EUMETSAT has just completed a two-month-long series of manoeuvres involving its geostationary fleet of satellites over Europe and Africa – and users of their meteorological and climate data will reap the benefits.
Monday, 05 March 2018
The changes affected three of EUMETSAT’s Meteosat Second Generation (MSG) satellites, Meteosat-9, -10 and -11, and included bringing the newest of these, Meteosat-11, out of in-orbit storage and into active service.
The rearrangement, along with mission swaps among the fleet, ensures the best possible use of this satellite technology and greater availability of data, as disruption to services during scheduled maintenance or anomalies will be minimised.
MSG Spacecraft Operations Team Leader Lee Matheson said that, from today, the positions of the operational Meteosat fleet would be:
- Meteosat-11 at 0° longitude, providing the Full Earth Scan service. This service provides an image of the full disc, or hemisphere, every 15 minutes.
- Meteosat-10 at 9.5°E, providing the Rapid Scan Service. The RSS provides an image of Europe only every five minutes.
- Meteosat-9 at 3.5°E, between the other two satellites, as back-up spacecraft.
- The fourth member of the MSG fleet, Meteosat-8, is at 41.5°E, as part of an international Indian Ocean Data Coverage service.
“For the health and safety of the of SEVIRI (Spinning Enhanced Visible and Infrared Imager) scanning instrument, we stop the RSS spacecraft for two days every 28 days and once per year for 28 days,” Matheson said.
“After Meteosat-8 moved over the Indian Ocean in 2016, there was no back-up satellite for the RSS service.
“Now, Meteosat-9 is available to perform the back-up RSS service during the scheduled downtimes of Meteosat-10.

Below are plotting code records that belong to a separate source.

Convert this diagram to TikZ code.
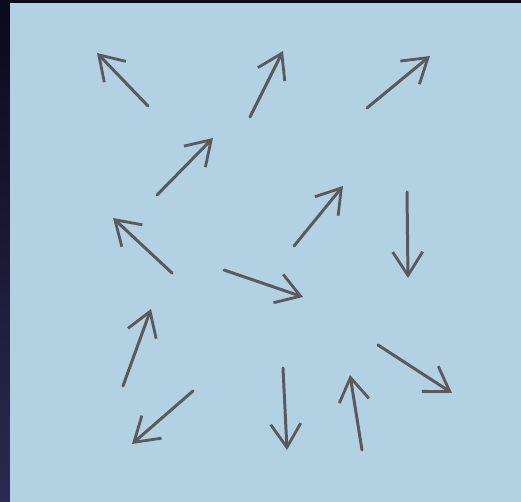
\documentclass[tikz,border=0pt]{standalone}
\usetikzlibrary{arrows.meta}

\definecolor{panelblue}{RGB}{178,210,227}
\definecolor{navytop}{RGB}{10,10,28}
\definecolor{navybot}{RGB}{42,42,82}
\definecolor{inkgrey}{RGB}{90,90,94}

\begin{document}
\begin{tikzpicture}[
    x=0.02cm, y=0.02cm,
    vec/.style={-{Straight Barb[length=0.47cm,width=0.6cm,line width=1.6pt]},line width=1.7pt,inkgrey,line cap=round},
]

% =====================================================
% background : dark frame and blue sheet
% =====================================================

\useasboundingbox (0,0) rectangle (521,502);
\shade[top color=navytop,bottom color=navybot] (0,0) rectangle (521,502);
\fill[panelblue] (10,0) rectangle (521,499);

% =====================================================
% arrows : tail (t) and head (h)
% =====================================================

\foreach \i/\tx/\ty/\hx/\hy in {
    1/148/396/97/449,
    2/250/385/283/451,
    3/367/394/430/446,
    4/157/307/213/364,
    5/294/256/343/316,
    6/407/310/408/224,
    7/172/229/113/284,
    8/224/232/303/205,
    9/123/116/151/193,
    10/378/157/452/109,
    11/193/111/132/58,
    12/283/134/287/52,
    13/362/52/350/127}
{
    \coordinate (t\i) at (\tx,\ty);
    \coordinate (h\i) at (\hx,\hy);
    \draw[vec] (t\i) -- (h\i);
}

\end{tikzpicture}
\end{document}
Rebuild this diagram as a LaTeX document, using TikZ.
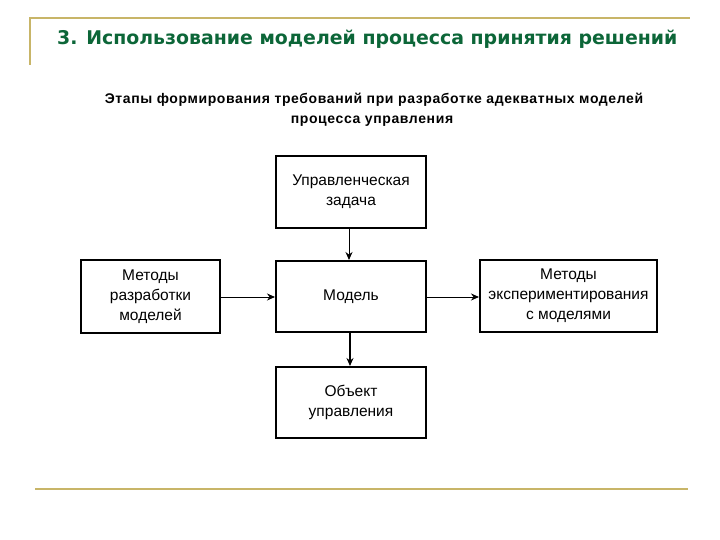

“In addition, Meteosat-9 could provide the Full Earth Scan service when maintenance of Meteosat-11 is required and can be called into back-up for either of the other satellites if an anomaly occurs.
“That means the availability of data for users will significantly increase as a result of these manoeuvres and mission swaps.”
Availability of the RSS service will increase by 7 percent as a result of the changes.
The MSG satellites provide data crucial for weather forecasting, including “nowcasting” severe weather events, such as rapidly forming convective storms, as well as important information for monitoring climate change.